特徴 「まるごとバックアップ」で災害時でも各部屋で電気が使える
専用アプリで遠隔操作や電気消費量のモニタリングが可能
蓄電容量 13.5kWh
蓄電ユニットのサイズ 幅75.3cm×高さ115cm×奥行14.7cm(蓄電池ユニット内にパワコン内蔵)
蓄電ユニットの容量 約114kg
メーカー保証期間 10年
設置可能場所 屋内・屋外ともに対応

蓄電池はいつ導入するべき?

では蓄電池の導入時期はいつがベストでしょうか?節電による経済メリットだけで言えば、導入は早ければ早いほど生涯における経済メリットは大きくなります。しかしパソコンやスマートフォンでもそうですが製品は常に技術の進化が進んでおり、他より先駆けて購入するよりも後発品の方が安く性能が高いことが多いのも事実です。

結論から言うと蓄電池に関しては早めに購入する方がおすすめです。理由は以下の2点。

・補助金が減少傾向にある
・リチウムイオンの需要増加による価格上昇

ここではそれぞれを説明しますので、いつ導入するべきか悩んでいる人は参考にしてください。

補助金が減少傾向にある

国にしろ自治体にしろ補助金の本来の目的は蓄電池の普及促進なので、普及が進むと補助金の予算は徐々に削減されていきます。実際近年の蓄電池の普及により補助金は年々減少傾向にあり、高額補助金が支給される今のうちに設置する方がお得です。
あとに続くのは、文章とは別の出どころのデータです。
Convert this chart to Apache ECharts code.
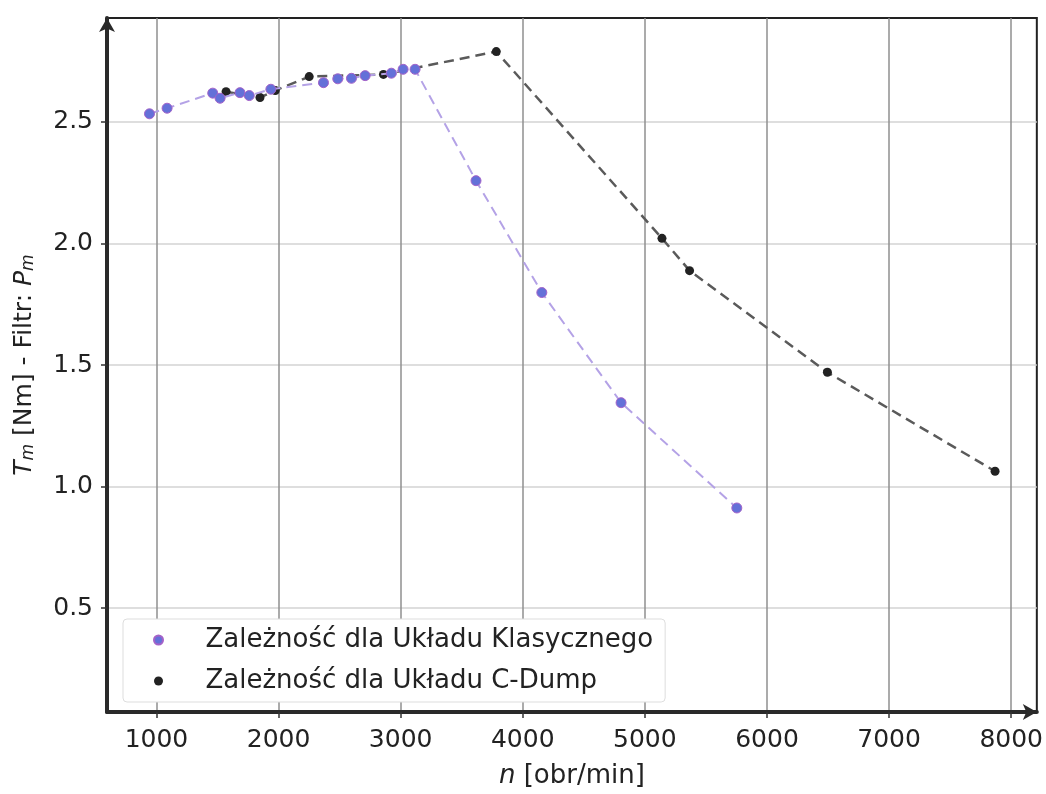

またいくら蓄電池の技術が進み製造コストが安くなっても主な原料であるリチウムイオンが安くならない限り、製品は安くなりません。しかしリチウムイオンは現在需要が増え争奪戦のような展開になっており、そのため「そのうち安くなるだろう」と待っていても今のところその可能性は低いです。それなら高額補助金が公募されているうちに設置している方がかしこい選択だと言えます。

リチウムイオンの需要増加による価格上昇

前述したように、家庭用蓄電池の普及により原料となるリチウムイオンの需要が増加しています。さらにリチウムイオンは現代社会には欠かせないスマートフォンやパソコンの他、環境のため世界的に普及が推進されている電気自動車(EV)のバッテリーにも使用されており、その需要が飛躍的に高まっています。

需要が高まると価格も比例して上がっていくので家庭用蓄電池の価格が下がる見込みは低く、下手をすればリチウムイオン不足による価格の高騰も考えられます。そのため国や自治体から補助金が受け取れる今がベストな設置時期だと言えます。

蓄電池はかしこく選んでかしこく活用しよう!

SDGsの重要性が叫ばれる昨今、太陽光発電など再生可能なエネルギーの普及はこれからの地球にとって大切なことです。そして太陽光発電で生み出された電気を無駄なく活用するためには蓄電池の設置が最適です。家庭用蓄電池については国や各自治体がさまざまな補助金制度を用意しているのでうまく利用してかしこく設置しましょう。

またいくら高性能な蓄電池を購入しても家族構成やライフスタイルにあっていないと意味がありません。電気代や設置場所、費用面などさまざまな方向から検討し、家族にぴったりな蓄電池を設置してエコライフを始めましょう。

蓄電池があれば停電時などの非常時も怖くありません。ぜひこの記事を参考に蓄電池導入を検討してみてください。